Ironically, just as the disillusioned in the U.S. are googling “emigrate” in fear of post-election chaos, I finally have the chance to become a citizen in this country that has become my home. Switzerland has a serious residency requirement for naturalization. After 17 years here, I was allowed to file the papers. Statements have been gathered from my employers, friends and neighbors. Before the end of this year, I have to pass language and civic knowledge tests, go through a number of interviews, and be approved by my town council. Some time in 2017 I will receive the red passport and can truly belong where I live. I can participate in local elections, and never have to worry about being sent back to the land of my birth because it’s the only nationality I have.
Once I’m a Swiss citizen, I can give up my U.S. citizenship. Dual nationality is allowed on both sides, but why should I swear more than one allegiance? Especially if the country left behind is not what I’d want to claim as mine.
Except: As that yearned-for red passport gets closer, I’ve found myself owning up to my American-ness more and more. Getting riled about the Dakota pipeline is not about fashionable social-media positioning, or because I’ve adopted romantic European notions of Native Americans. It’s because my immigrant great-grandfather learned their languages and served native people alongside the white farmers at his general store out on the prairie.
When my son was old enough to ask me about how things were when I was his age, the memories I dredge up are all about a galaxy far, far away. Or so it seemed at first. But our frequent stateside visits and regular contact with his American cousins mean that my son understands my stories. We laugh together at 10-year-old stuff, and I start to notice that not all my cherished memories are European.
Giving up the blue passport suddenly starts to feel like negating part of my life. It’s not merely an administrative process, or a political statement. Almost a quarter-century after packing my bags, I certainly didn’t expect to get sentimental. As a Czech-Slovak-Polish-American (with a German son and husband) about to become Swiss, the basis of my patchwork identity still feels, well, American.
I question authority. I am convinced that people never stop learning and education is not a privilege meant only for a few. I meet everyone at eye level, whether it’s a CEO, the dreadlocked guy selling the homeless newspaper, a head of state, the rugby moms, an elderly farmer selling her homemade jam at the market, the Bosnian cashier at my local grocery. I believe that careers are not linear. Because I went to racially integrated schools, and kids in wheelchairs were also “mainstreamed” into our classes in the 1970s, I grew up thinking this is how the world is and should be; this is still a radical notion in much of Europe today.
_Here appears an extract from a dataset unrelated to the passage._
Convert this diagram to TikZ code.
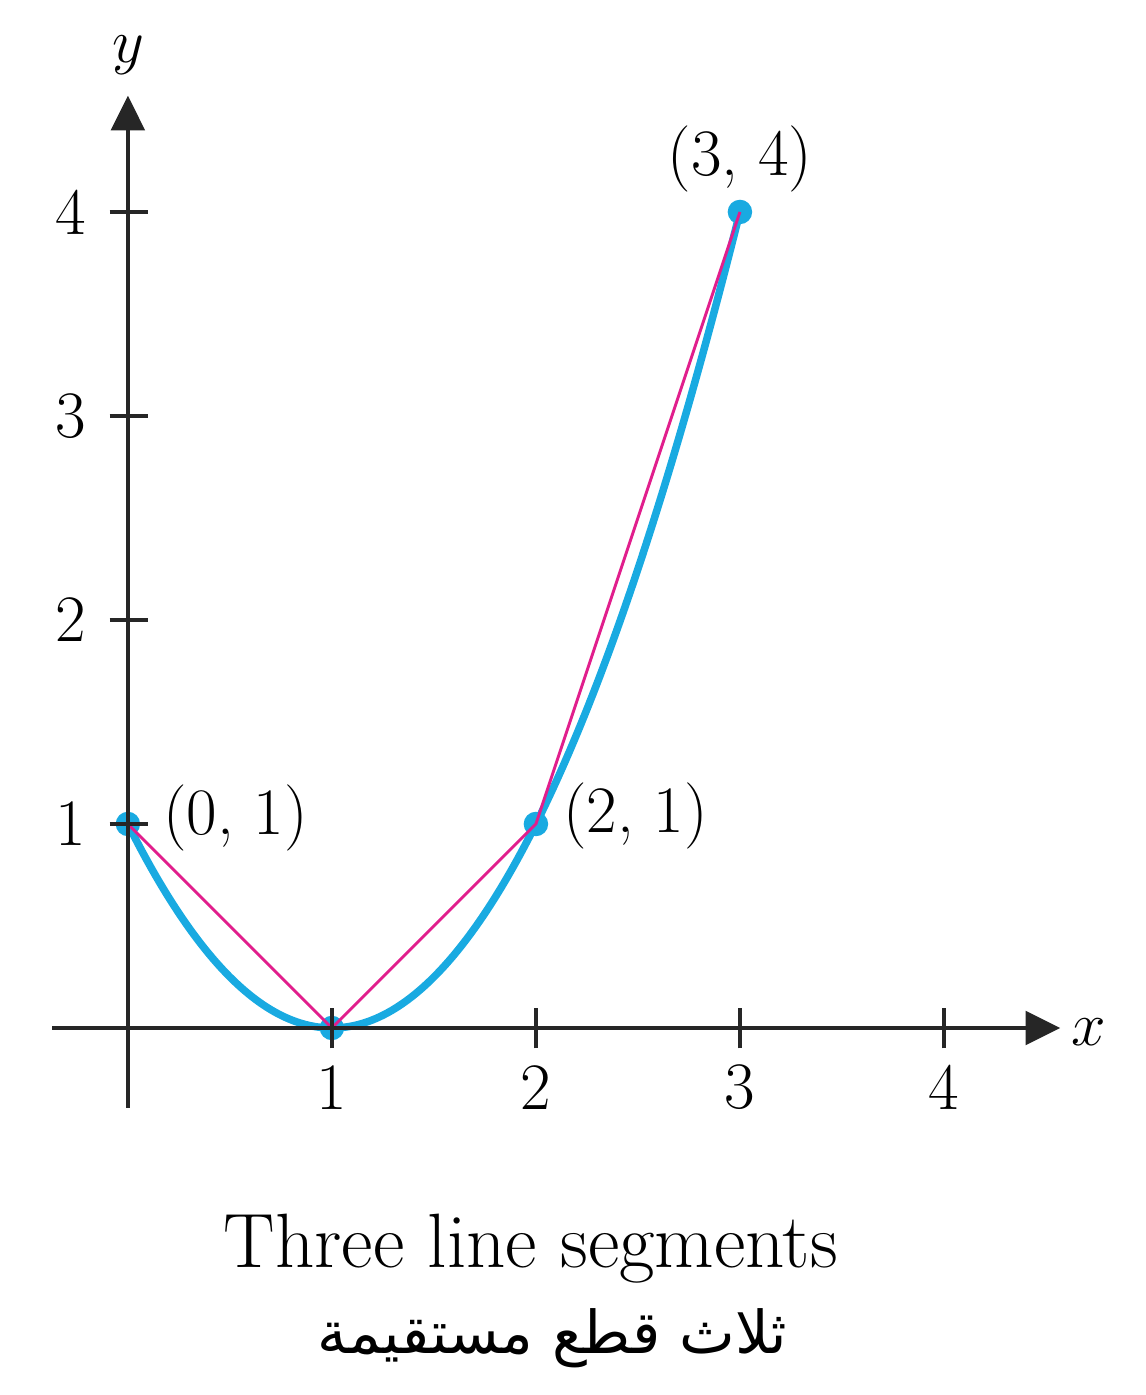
\documentclass[tikz,border=0pt]{standalone}
\usepackage{fontspec}
\newfontfamily\arabicfont[Script=Arabic]{DejaVu Sans}
\TeXXeTstate=1
\usetikzlibrary{arrows.meta}
\definecolor{curveblue}{RGB}{25,170,225}
\definecolor{segmag}{RGB}{225,30,140}
\begin{document}
\begin{tikzpicture}[x=2cm,y=2cm,
  axis/.style={line width=0.9pt,black!85,-{Triangle[length=0.34cm,width=0.33cm]}},
  tickmark/.style={line width=0.9pt,black!85},
  lbl/.style={font=\fontsize{18.5}{21}\selectfont,inner sep=0pt},
  dot/.style={circle,fill=curveblue,inner sep=0pt,minimum size=0.24cm},
  curve/.style={curveblue,line width=2.1pt},
  seg/.style={segmag,line width=0.8pt}]
\useasboundingbox (-0.627,-1.799) rectangle (4.990,5.039);
% points
\node[dot] (p0) at (0,1) {};
\node[dot] (p1) at (1,0) {};
\node[dot] (p2) at (2,1) {};
\node[dot] (p3) at (3,4) {};
% curve
\draw[curve] plot[domain=0:3,samples=80,smooth] (\x,{(\x-1)^2});
% segments
\draw[seg] (p0.center) -- (p1.center) -- (p2.center) -- (p3.center);
% axes
\coordinate (xs) at (-0.37,0);
\coordinate (xe) at (4.57,0);
\coordinate (ys) at (0,-0.39);
\coordinate (ye) at (0,4.57);
\draw[axis] (xs) -- (xe);
\draw[axis] (ys) -- (ye);
\node[lbl,anchor=west] (xl) at (4.62,-0.02) {$x$};
\node[lbl] (yl) at (0,4.77) {$y$};
% ticks
\foreach \i in {1,2,3,4}{
  \draw[tickmark] (\i,-0.1) -- (\i,0.1);
  \node[lbl] (tx\i) at (\i,-0.29) {\i};
  \draw[tickmark] (-0.09,\i) -- (0.1,\i);
  \node[lbl] (ty\i) at (-0.28,\i) {\i};
}
% point labels
\node[lbl,anchor=west] (l0) at (0.17,1.03) {(0, 1)};
\node[lbl,anchor=west] (l2) at (2.13,1.04) {(2, 1)};
\node[lbl] (l3) at (3.0,4.26) {(3, 4)};
% captions
\node[inner sep=0pt,font=\fontsize{21.5}{25}\selectfont] (cap) at (1.975,-1.08) {Three line segments};
\node[inner sep=0pt,font=\arabicfont\fontsize{16.5}{20}\selectfont] (acap) at (2.08,-1.52) {\beginR ثلاث قطع مستقيمة\endR};
\end{tikzpicture}
\end{document}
Despite my general cynicism and occasional misanthropic fugues, I am still basically an optimist. And I am grateful that I could grow up in the country that I did, when I did, because that formed me in all these good ways.
Leaving the U.S. in a fit of pique doesn’t mean you will find a home in another place. It’s certainly not a quick fix. It takes years to build a life somewhere else and often much longer to get the paper that says you belong. And then you realize how much of you is still anchored somewhere else.